Now there is some difference of opinion about what these cycles are presenting, what they should be called, and where they should start and stop. I personally find the final two cycles hard to differentiate. But it is clear that something like what I’ve depicted here is happening in the book. It is clear that the book is not giving us a timeline of things that will happen but seven different ways of understanding what is happening.

The Revelation Reveal Reveals The Present As Much As The Future

“What is happening.” That’s a good way to describe the third truth about Revelation I want to share with you.

Many of us think Revelation is about the future or “the end times”. To some degree, it is. There are clearly things in this book which haven’t happened yet.

But it is about more than that. It is primarily about something other than that.
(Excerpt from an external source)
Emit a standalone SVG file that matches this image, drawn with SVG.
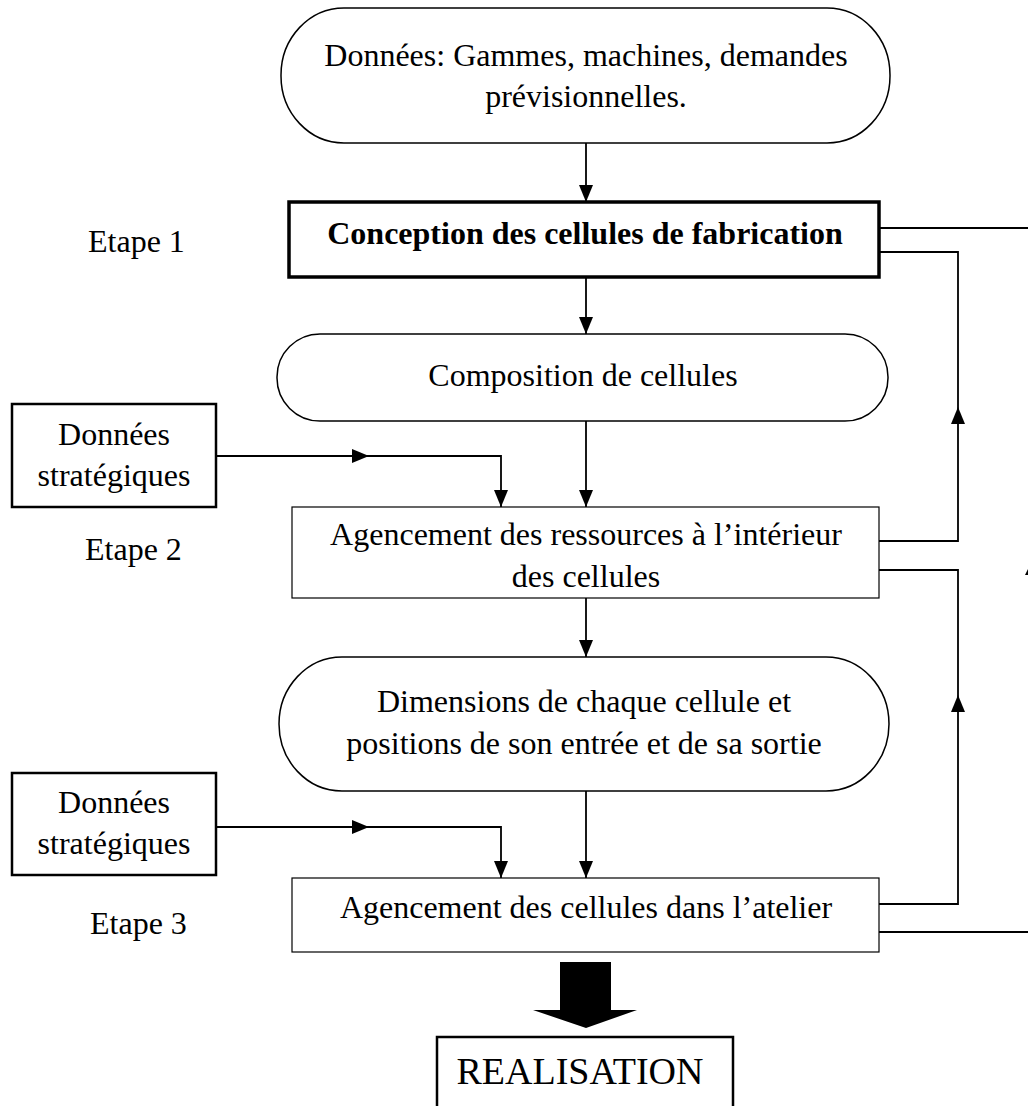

Revelation is really about what is happening now more than it is about what will happen in the future. The word revelation means “a revealing of something not known”. This is what the book is. It is revealing something to us. But what it is revealing is not so much what will happen in the future but why what is happening now is happening now.
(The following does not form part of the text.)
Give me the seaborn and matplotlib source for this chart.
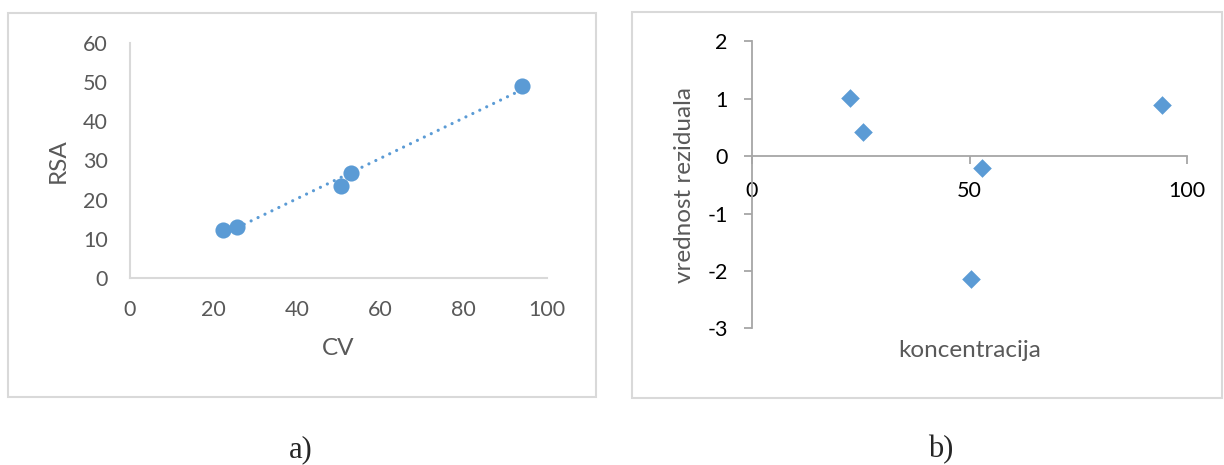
import numpy as np
import pandas as pd
import matplotlib.pyplot as plt
import seaborn as sns
from matplotlib.patches import Rectangle

# podaci ocitani sa slike
cv = [22.4, 25.6, 50.5, 52.9, 94.0]
rsa = [12.3, 13.1, 23.4, 26.7, 49.0]

koncentracija = [22.5, 25.4, 50.4, 52.9, 94.2]
rezidual = [1.01, 0.42, -2.14, -0.20, 0.90]

plava = "#5B9BD5"
siva_tekst = "#595959"

sns.set_style("white")
plt.rcParams["font.family"] = ["Lato", "DejaVu Sans"]
plt.rcParams["axes.unicode_minus"] = False

fig = plt.figure(figsize=(12.24, 4.65), dpi=100)

# okviri oko grafika
fig.add_artist(Rectangle((0.0065, 0.146), 0.4805, 0.826, transform=fig.transFigure,
                         fill=False, ec="#D9D9D9", lw=1.5))
fig.add_artist(Rectangle((0.516, 0.144), 0.482, 0.830, transform=fig.transFigure,
                         fill=False, ec="#D9D9D9", lw=1.5))

# ==========================================================
# a) RSA vs CV sa linijom trenda
# ==========================================================
ax1 = fig.add_axes([0.1062, 0.4022, 0.3407, 0.5054])
df1 = pd.DataFrame({"CV": cv, "RSA": rsa})

sns.regplot(data=df1, x="CV", y="RSA", ax=ax1, ci=None,
            scatter_kws={"s": 135, "color": plava, "alpha": 1, "zorder": 3, "linewidths": 0},
            line_kws={"color": plava, "lw": 2.3, "linestyle": (0, (0.01, 2.4)),
                      "dash_capstyle": "round", "zorder": 2})

ax1.set_xlim(0, 100)
ax1.set_ylim(0, 60)
ax1.set_xticks([0, 20, 40, 60, 80, 100])
ax1.set_yticks([0, 10, 20, 30, 40, 50, 60])
for s in ["top", "right"]:
    ax1.spines[s].set_visible(False)
for s in ["left", "bottom"]:
    ax1.spines[s].set_color("#D9D9D9")
    ax1.spines[s].set_linewidth(1.5)
ax1.tick_params(length=0, labelsize=15.5, labelcolor=siva_tekst, pad=16)

ax1.set_xlabel("CV", fontsize=17.5, color=siva_tekst)
ax1.set_ylabel("RSA", fontsize=17.5, color=siva_tekst)
ax1.xaxis.set_label_coords(0.5, -0.298)
ax1.yaxis.set_label_coords(-0.173, 0.5)
ax1.xaxis.label.set_va("center")
ax1.yaxis.label.set_va("center")

# ==========================================================
# b) reziduali
# ==========================================================
ax2 = fig.add_axes([0.6144, 0.2940, 0.3554, 0.6168])
df2 = pd.DataFrame({"koncentracija": koncentracija, "rezidual": rezidual})

sns.scatterplot(data=df2, x="koncentracija", y="rezidual", ax=ax2,
                marker="D", s=90, color=plava, linewidth=0, zorder=3)

ax2.set_xlim(0, 100)
ax2.set_ylim(-3, 2)
ax2.set_xticks([0, 50, 100])
ax2.set_yticks([-3, -2, -1, 0, 1, 2])
ax2.spines["bottom"].set_position(("data", 0))
for s in ["top", "right"]:
    ax2.spines[s].set_visible(False)
for s in ["left", "bottom"]:
    ax2.spines[s].set_color("#A6A6A6")
    ax2.spines[s].set_linewidth(1.3)
ax2.tick_params(direction="out", length=5.5, width=1.3, color="#A6A6A6",
                labelsize=15.5, labelcolor="black", pad=12)
ax2.tick_params(axis="x", bottom=True)
ax2.tick_params(axis="y", left=True)

ax2.set_xlabel("koncentracija", fontsize=17.5, color=siva_tekst)
ax2.set_ylabel("vrednost reziduala", fontsize=17.5, color=siva_tekst)
ax2.xaxis.set_label_coords(0.5, -0.0757)
ax2.yaxis.set_label_coords(-0.156, 0.5)
ax2.xaxis.label.set_va("center")
ax2.yaxis.label.set_va("center")

# oznake ispod grafika
fig.text(301 / 1224, 1 - 450 / 465, "a)", family="Liberation Serif", fontsize=22,
         ha="center", va="center")
fig.text(941 / 1224, 1 - 450 / 465, "b)", family="Liberation Serif", fontsize=22,
         ha="center", va="center")

plt.savefig("out.png", dpi=100)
A little logic will reveal this to us. It is clear that Revelation was, like all books of the Bible, written for all people in all places at all times. It is also clear that Revelation was intended to be an encouragement to these people, particularly those who were suffering persecution. We see this in 1:9, where John says:

REV 1:9

From that statement, it is clear that John is writing for people who are not only struggling but trying to understand why they are struggling. And that’s what he tells them in the book. He tells them they are struggling because there is an enemy who is using oppressive governments and devious religions against them (chapter 13). He also tells them Jesus will destroy this enemy. This is a universal message. It is also a beautiful message.Contrast that with what the message of Revelation would be if it was just a description of what would happen in the future. John would basically be saying, “Hey folks, sorry you are suffering, but someday thousands of years from now some people will see signs that Jesus is going to return.”

Would that be “good news” to these people? Would that encourage them in their suffering in any way? Of course not. So that can’t be what Revelation is. Revelation must have more meaning than just “here are signs of Jesus’ future return”. It must reveal why what is happening in happening. And it does that.
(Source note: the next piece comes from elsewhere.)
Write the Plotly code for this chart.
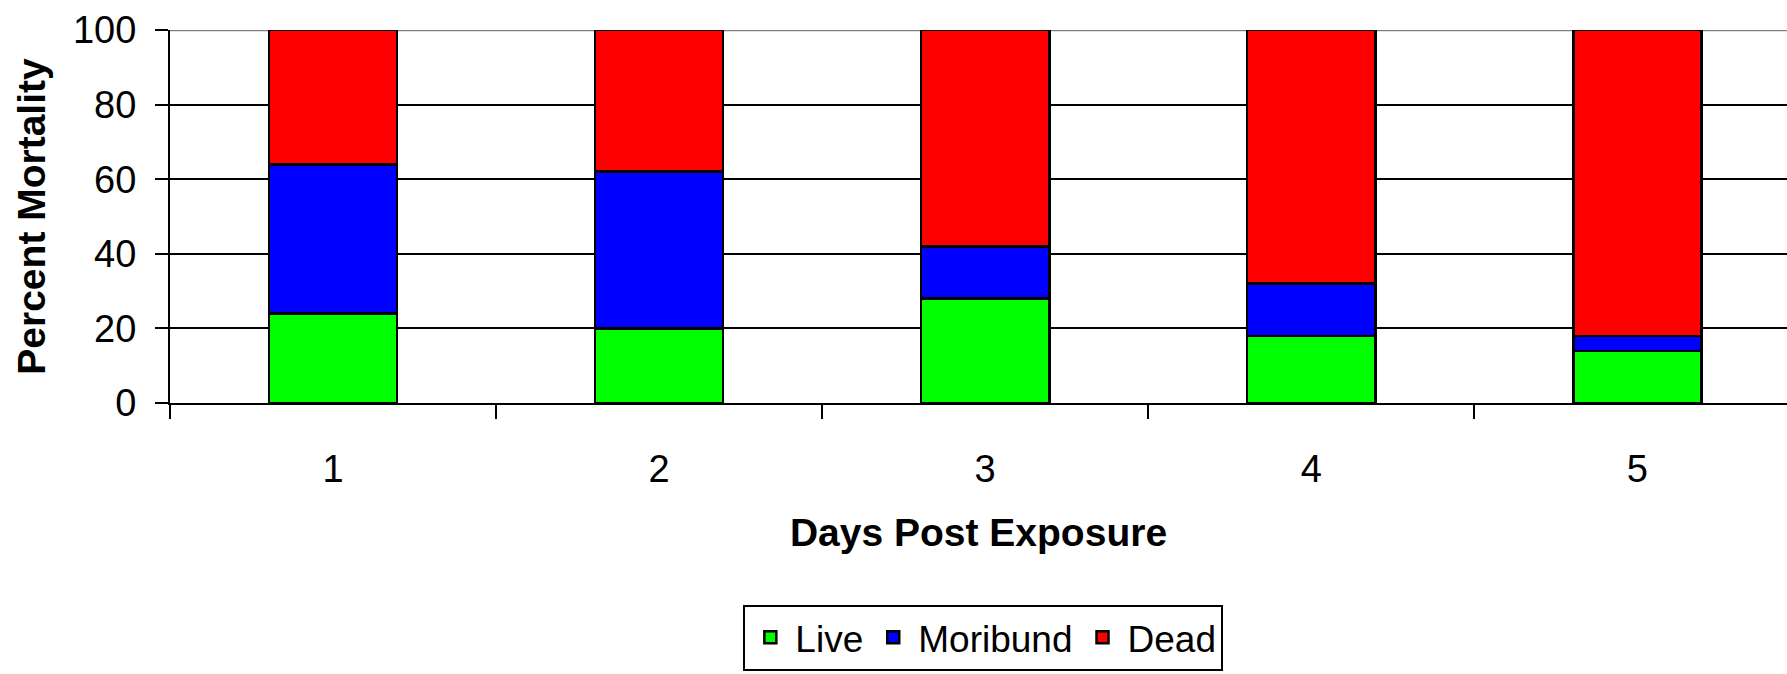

The Revelation Is Meant To Encourage

That last truth we need to see here is that Revelation is meant to encourage us. I used that word encourage above, and I use it again here. Revelation is not meant to scare you. It is meant to comfort and direct and strengthen you. This, again, is clear from chapter 1, the prologue which introduces what the book is, and chapter 22, which brings the book (and the entire Bible) to a close. These chapters, which talk about patience and Jesus “coming soon” and the importance of reading the book correctly without adding to it or taking away from it all show that the book is meant to be a positive message.

Unfortunately, my experience has been that people don’t take it positively. I have seen people scared of this book, terrified by what it reveals (or, more accurately, what they think it reveals). If that is you, if you are scared by this book rather than encouraged by it, then you are quite simply reading the book wrongly.

Reading Revelation Right

And that’s my big challenge to you here at the end of this year and this daily reading plan. Read this book right. See the real message in Revelation. Understand what Revelation is contributing to all believers and has been contributing to all believers since the day it was written. It is not a linear, chronological series of visions showing awful things that will happen at the end of time. Rather, it is a vision of cycles showing why things are happening as they are and what Jesus is doing to save us from them.

That’s a good message. It is a great message, actually. And if we understand these truths about Revelation, we will see and be encouraged by that message.